I've tried proving the statement using that $x^2\equiv -1\pmod p$, and someone told me that this actually just implies that $p\equiv 1\pmod 4$. But I don't see it. Can anyone help me with this problem?

Answer 1

Hint: Let $p = 2k + 1$. Consider $ x^{p-1} \pmod{p}$.

Can you conclude that $k$ must be even?

We are given that $ x^2 \equiv -1 \pmod{p}$, so $ 1 \equiv x^{p-1} \equiv (-1)^{k} \pmod{p}$.

Answer 2

$p | x^2+1$ it means $x^{2} \equiv -1$ mod $p$. Taking the squares we have $x^4 \equiv 1$ mod $p$.

We can re-think of $x$ as an element of $(\mathbb{Z}_{p})^{*}$ and the equation $x^{4} \equiv 1$ mod $p$ tell us that $o(x) | p-1$, where $o(x)$ is of course the order of $x$.

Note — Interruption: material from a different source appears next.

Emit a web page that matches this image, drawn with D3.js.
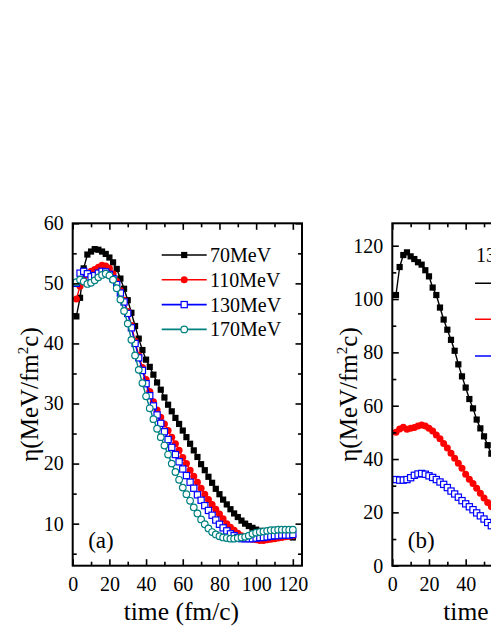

Since $x^{2} \equiv -1$ mod $p$ we notice that $x \ne [1]_{p}$ because it would have implied $x^{2} \equiv 1$ mod $p$, and for the same reason the order of $x$ can't be 2, otherwise powered to the square would have be the identity.

So the order of $x$ is exactly $4$, which give us $ 4 | p-1$, hence $p \equiv 1$ mod $4$